Exercise brief: Working from the top of the listing below, retype each line through the line containing "(0,0) rectangle (1150,517);", both included, with no pictures.
>> Begin Supplied data
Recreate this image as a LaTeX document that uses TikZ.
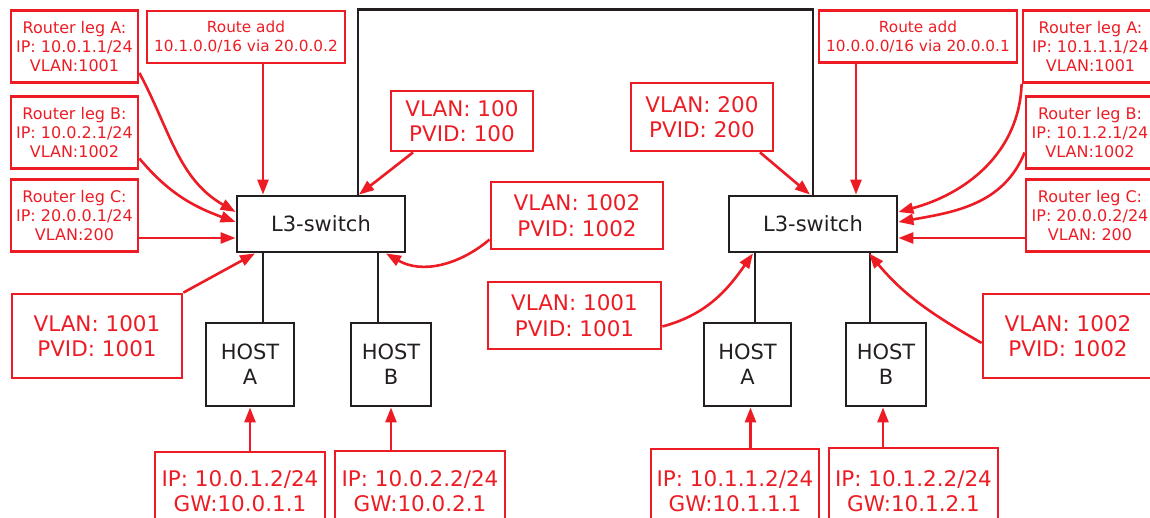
\documentclass[tikz,border=0pt]{standalone}
\usepackage{fontspec}
\setmainfont{DejaVu Sans}
\usetikzlibrary{arrows.meta}
\definecolor{netred}{RGB}{237,28,36}
\definecolor{netblack}{RGB}{35,31,32}

\begin{document}
\begin{tikzpicture}[>={Triangle[length=15pt,width=11pt]}, x=1pt, y=-1pt,
    redbox/.style={draw=netred, text=netred, line width=2.8pt, align=center, inner sep=0pt},
    legbox/.style={redbox, minimum width=127pt, minimum height=72pt, font=\fontsize{16}{19}\selectfont},
    routebox/.style={redbox, minimum width=198pt, minimum height=52pt, font=\fontsize{15.3}{19}\selectfont},
    pvidbox/.style={redbox, font=\fontsize{21.5}{25.5}\selectfont},
    ipbox/.style={redbox, font=\fontsize{21.5}{25.5}\selectfont},
    blackbox/.style={draw=netblack, text=netblack, line width=2.8pt, align=center, inner sep=0pt, font=\fontsize{21}{25}\selectfont},
    switch/.style={blackbox, minimum width=168pt, minimum height=56pt},
    host/.style={blackbox, minimum height=83pt},
    redarrow/.style={->, draw=netred, line width=2.6pt},
    link/.style={draw=netblack, line width=2.8pt}]

    \useasboundingbox (0,0) rectangle (1150,517);

    %define left site
    \node[legbox] (legLA) at (74.5,46.5) {Router leg A:\\IP: 10.0.1.1/24\\VLAN:1001};
    \node[legbox] (legLB) at (74.5,132.5) {Router leg B:\\IP: 10.0.2.1/24\\VLAN:1002};
    \node[legbox] (legLC) at (74.5,215.5) {Router leg C:\\IP: 20.0.0.1/24\\VLAN:200};
    \node[routebox] (routeL) at (246,37) {Route add\\10.1.0.0/16 via 20.0.0.2};
    \node[switch] (swL) at (321,224) {L3-switch};
    \node[pvidbox, minimum width=142pt, minimum height=60pt] (vlanL100) at (462,121) {VLAN: 100\\PVID: 100};
    \node[pvidbox, minimum width=172pt, minimum height=67pt] (vlanL1002) at (577,215.5) {VLAN: 1002\\PVID: 1002};
    \node[pvidbox, minimum width=170pt, minimum height=84pt] (vlanL1001) at (97,336) {VLAN: 1001\\PVID: 1001};
    \node[host, minimum width=88pt] (hostLA) at (250,364.5) {HOST\\A};
    \node[host, minimum width=80pt] (hostLB) at (391,364.5) {HOST\\B};
    \node[ipbox, minimum width=170pt, minimum height=78pt] (ipLA) at (240,491) {IP: 10.0.1.2/24\\GW:10.0.1.1};
    \node[ipbox, minimum width=170pt, minimum height=80pt] (ipLB) at (420,491) {IP: 10.0.2.2/24\\GW:10.0.2.1};

    %define right site
    \node[legbox, minimum width=135pt] (legRA) at (1090.5,46.5) {Router leg A:\\IP: 10.1.1.1/24\\VLAN:1001};
    \node[legbox, minimum width=128pt] (legRB) at (1090,132.5) {Router leg B:\\IP: 10.1.2.1/24\\VLAN:1002};
    \node[legbox, minimum width=128pt] (legRC) at (1090,215.5) {Router leg C:\\IP: 20.0.0.2/24\\VLAN: 200};
    \node[routebox] (routeR) at (918,36.5) {Route add\\10.0.0.0/16 via 20.0.0.1};
    \node[switch] (swR) at (813,224) {L3-switch};
    \node[pvidbox, minimum width=142pt, minimum height=68pt] (vlanR200) at (702,117) {VLAN: 200\\PVID: 200};
    \node[pvidbox, minimum width=173pt, minimum height=67pt] (vlanR1001) at (574.5,315.5) {VLAN: 1001\\PVID: 1001};
    \node[pvidbox, minimum width=170pt, minimum height=84pt] (vlanR1002) at (1068,336) {VLAN: 1002\\PVID: 1002};
    \node[host, minimum width=87pt] (hostRA) at (747.5,364.5) {HOST\\A};
    \node[host, minimum width=80pt] (hostRB) at (886,364.5) {HOST\\B};
    \node[ipbox, minimum width=168pt, minimum height=84pt] (ipRA) at (735,491) {IP: 10.1.1.2/24\\GW:10.1.1.1};
    \node[ipbox, minimum width=169pt, minimum height=86pt] (ipRB) at (913.5,491) {IP: 10.1.2.2/24\\GW:10.1.2.1};

    %define the cabling
    \draw[link] ([xshift=37]swL.north) -- ++(0,-185) -| (swR.north);
    \draw[link] ([xshift=13]hostLA.north) -- ([xshift=13]hostLA.north |- swL.south);
    \draw[link] ([xshift=-13]hostLB.north) -- ([xshift=-13]hostLB.north |- swL.south);
    \draw[link] ([xshift=7.5]hostRA.north) -- ([xshift=7.5]hostRA.north |- swR.south);
    \draw[link] ([xshift=-16]hostRB.north) -- ([xshift=-16]hostRB.north |- swR.south);

    %define the notes, left
    \draw[redarrow] ([yshift=11]legLA.south east) to[out=-62, in=150] ([yshift=12]swL.west);
    \draw[redarrow] ([yshift=-26]legLB.east) to[out=-50, in=160] ([yshift=2]swL.west);
    \draw[redarrow] ([yshift=-14]swL.west -| legLC.east) -- ([yshift=-14]swL.west);
    \draw[redarrow] ([xshift=-58]swL.north |- routeL.south) -- ([xshift=-58]swL.north);
    \draw[redarrow] ([xshift=-49]vlanL100.south) -- ([xshift=38]swL.north);
    \draw[redarrow] ([yshift=-24]vlanL1002.west) to[out=-140, in=-30] ([xshift=65]swL.south);
    \draw[redarrow] (vlanL1001.north east) -- ([xshift=-66]swL.south);
    \draw[redarrow] (hostLA.south |- ipLA.north) -- (hostLA.south);
    \draw[redarrow] (hostLB.south |- ipLB.north) -- (hostLB.south);

    %define the notes, right
    \draw[redarrow] (legRA.south west) to[out=-92, in=15] ([yshift=12]swR.east);
    \draw[redarrow] ([yshift=-20]legRB.west) to[out=-112, in=10] ([yshift=2]swR.east);
    \draw[redarrow] ([yshift=-14]swR.east -| legRC.west) -- ([yshift=-14]swR.east);
    \draw[redarrow] ([xshift=43]swR.north |- routeR.south) -- ([xshift=43]swR.north);
    \draw[redarrow] ([xshift=58]vlanR200.south) -- ([xshift=-3]swR.north);
    \draw[redarrow] ([yshift=-11]vlanR1001.east) to[out=15, in=-125] ([xshift=-60]swR.south);
    \draw[redarrow] ([yshift=-7]vlanR1002.west) to[out=150, in=-50] ([xshift=56]swR.south);
    \draw[redarrow] ([xshift=3]hostRA.south |- ipRA.north) -- ([xshift=3]hostRA.south);
    \draw[redarrow] ([xshift=-3]hostRB.south |- ipRB.north) -- ([xshift=-3]hostRB.south);

\end{tikzpicture}
\end{document}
>> End Supplied data
Worked answer:
Recreate this image as a LaTeX document that uses TikZ.
\documentclass[tikz,border=0pt]{standalone}
\usepackage{fontspec}
\setmainfont{DejaVu Sans}
\usetikzlibrary{arrows.meta}
\definecolor{netred}{RGB}{237,28,36}
\definecolor{netblack}{RGB}{35,31,32}

\begin{document}
\begin{tikzpicture}[>={Triangle[length=15pt,width=11pt]}, x=1pt, y=-1pt,
    redbox/.style={draw=netred, text=netred, line width=2.8pt, align=center, inner sep=0pt},
    legbox/.style={redbox, minimum width=127pt, minimum height=72pt, font=\fontsize{16}{19}\selectfont},
    routebox/.style={redbox, minimum width=198pt, minimum height=52pt, font=\fontsize{15.3}{19}\selectfont},
    pvidbox/.style={redbox, font=\fontsize{21.5}{25.5}\selectfont},
    ipbox/.style={redbox, font=\fontsize{21.5}{25.5}\selectfont},
    blackbox/.style={draw=netblack, text=netblack, line width=2.8pt, align=center, inner sep=0pt, font=\fontsize{21}{25}\selectfont},
    switch/.style={blackbox, minimum width=168pt, minimum height=56pt},
    host/.style={blackbox, minimum height=83pt},
    redarrow/.style={->, draw=netred, line width=2.6pt},
    link/.style={draw=netblack, line width=2.8pt}]

    \useasboundingbox (0,0) rectangle (1150,517);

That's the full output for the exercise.